Paper Structure (24 sections, 5 equations, 4 figures, 3 tables)

This paper contains 24 sections, 5 equations, 4 figures, 3 tables.

Figures (4)

  • Figure 1: Illustration of Different Types of Supervision in Procedural Learning: Language Instructions, Intermediate Visual Observations, and Task Class. In our project, we have removed all the intermediate supervision and instead rely on captions of visual start and goal as context information. This figure is modified from the work of wang2023pdpp.

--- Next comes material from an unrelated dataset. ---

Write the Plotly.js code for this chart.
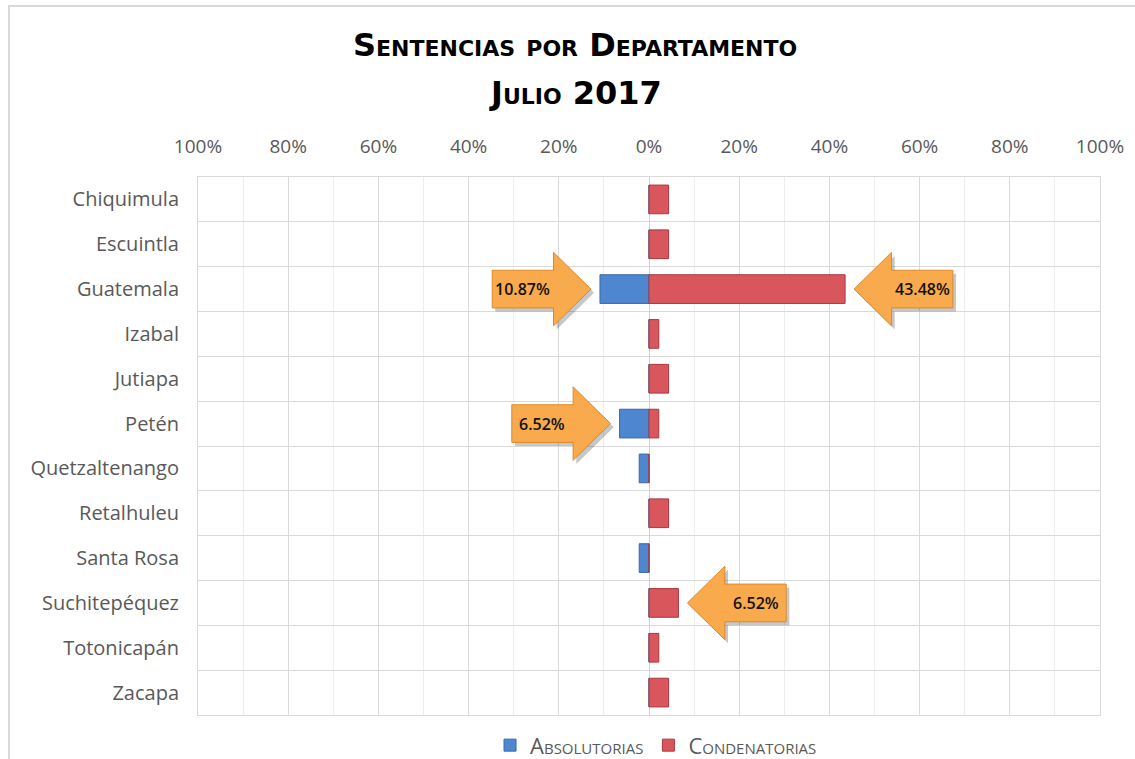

  • Figure 2: Motivations for our approach. On the left, we observe that when provided with a task name, ChatGPT can generate a detailed plan. However, a proper prompt containing sufficient information is always required for ChatGPT to retrieve knowledge from large language models. In our project, the model is not aware of the task name, which makes the task more challenging and currently unsolved by large language models. On the right, we hypothesize that all the intermediate supervisions, such as language instructions, visual observations, and task class, serve as context information for plan generation. Based on this assumption, we propose a cost-effective approach to obtain context information by generating captions for visual start and goal observations using a pre-trained BLIP model li2022blip.

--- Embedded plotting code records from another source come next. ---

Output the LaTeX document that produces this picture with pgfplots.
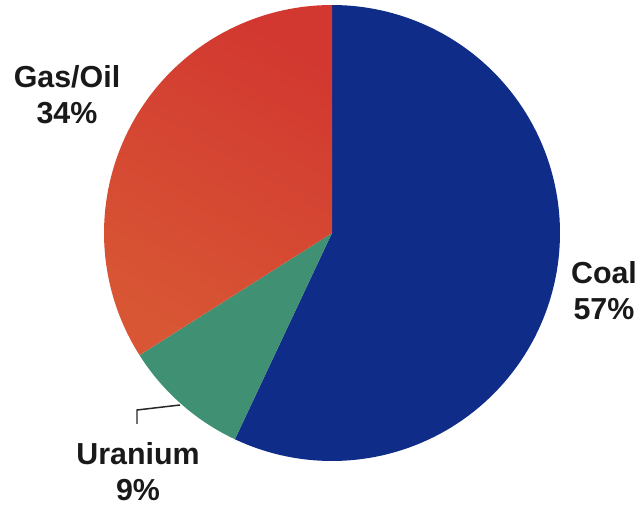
\documentclass[border=0pt]{standalone}
\usepackage{pgfplots}
\pgfplotsset{compat=1.18}
\usepackage{fontspec}
\setmainfont{Liberation Sans}
\definecolor{coalblue}{RGB}{15,44,136}
\definecolor{gasredtop}{RGB}{210,56,48}
\definecolor{gasredbot}{RGB}{216,86,52}
\definecolor{urangreen}{RGB}{64,144,116}
% shares in percent
\def\coal{57}
\def\gas{34}
\def\uran{9}
\begin{document}
\begin{tikzpicture}
\pgfmathsetmacro{\aStart}{90}
\pgfmathsetmacro{\aCoal}{90-\coal*3.6}
\pgfmathsetmacro{\aUran}{\aCoal-\uran*3.6}
\pgfmathsetmacro{\aGasEnd}{\aUran+360}
\begin{axis}[
  width=641bp, height=508bp, scale only axis,
  xmin=0, xmax=641, ymin=0, ymax=508,
  axis lines=none, ticks=none, clip=false,
  enlargelimits=false,
]
\path (axis cs:0,0) rectangle (axis cs:641,508);
\addplot[draw=none, fill=coalblue, domain=\aCoal:\aStart, samples=120, variable=\t]
  ({332+228*cos(\t)},{275+228*sin(\t)}) -- (axis cs:332,275) -- cycle;
\addplot[draw=none, fill=urangreen, domain=\aUran:\aCoal, samples=30, variable=\t]
  ({332+228*cos(\t)},{275+228*sin(\t)}) -- (axis cs:332,275) -- cycle;
\addplot[draw=none, top color=gasredtop, bottom color=gasredbot, shading angle=-30, domain=\aStart:\aGasEnd, samples=80, variable=\t]
  ({332+228*cos(\t)},{275+228*sin(\t)}) -- (axis cs:332,275) -- cycle;
\addplot[black!85, line width=1.5pt, mark=none] coordinates {(180,103) (137,98) (137,84)};
\node[align=center, font=\fontsize{30.5}{36}\selectfont\bfseries, text=black!90] at (axis cs:67,413) {Gas/Oil\\34\%};
\node[align=center, font=\fontsize{30.5}{36}\selectfont\bfseries, text=black!90] at (axis cs:604,217) {Coal\\57\%};
\node[align=center, font=\fontsize{30.5}{36}\selectfont\bfseries, text=black!90] at (axis cs:138,36) {Uranium\\9\%};
\end{axis}
\end{tikzpicture}
\end{document}
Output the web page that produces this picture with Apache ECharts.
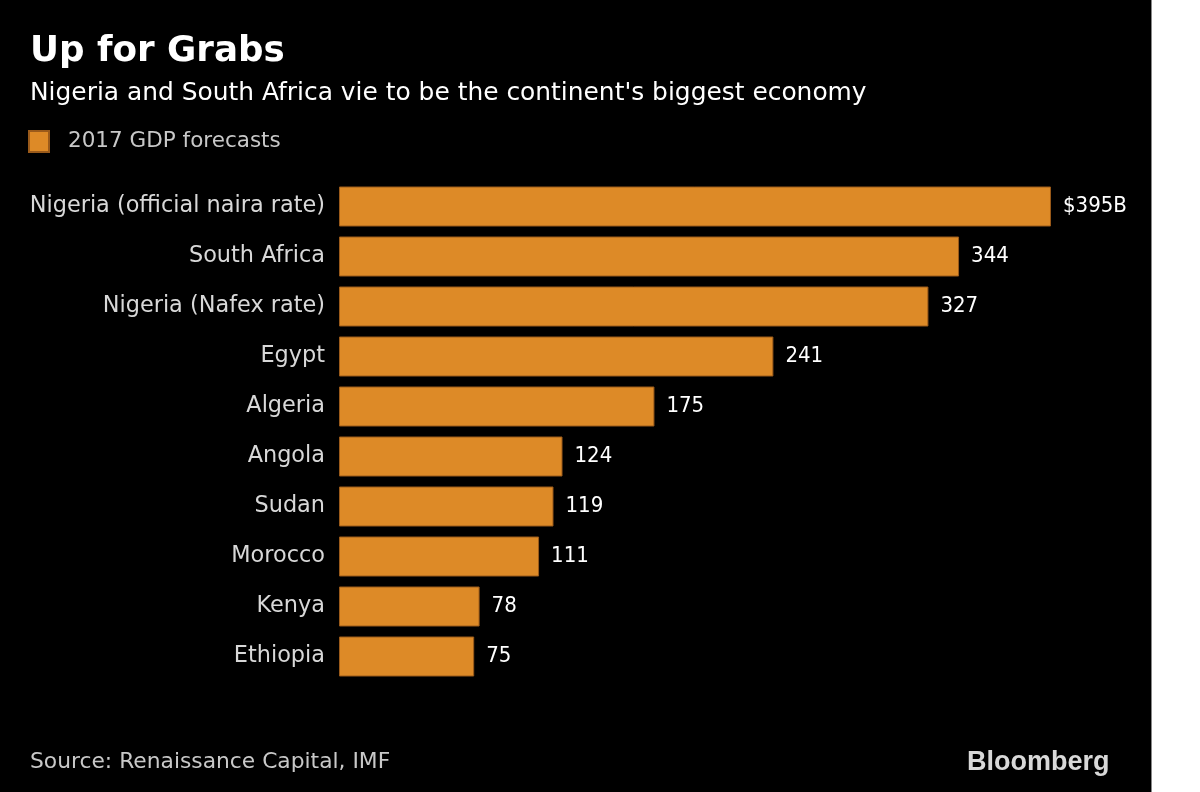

  • Figure 3: Overview of our model. Initially, visual observations of the starting and target states (represented by black nodes) are incorporated into the sequence of learned queries (represented by colored nodes). Then stochastic noise is injected into the resulting input sequence. Next, this input is fed into the transformer decoder, which interacts with the global memory to create executable procedural plans. Along with the memory, the context information transformed from the visual start and goal is injected into the transformer decoder. Subsequently, action vectors are generated, and multiple loss functions are employed, to train the model. Specifically, the context information is trained with contrastive learning loss and supervised by captions generated via BLIP li2022blip. Note that this figure is modified from zhao2022p3iv and our modifications are highlighted with red boxes.
  • Figure 4: Context augmented transformer decoder. In this architecture, the learned memory bank provides the multi-head cross-attention with K and V. In addition, the learned context feature is concatenated with the input as Q. Note that this figure is modified from zhao2022p3iv and our modification is highlighted with the red box.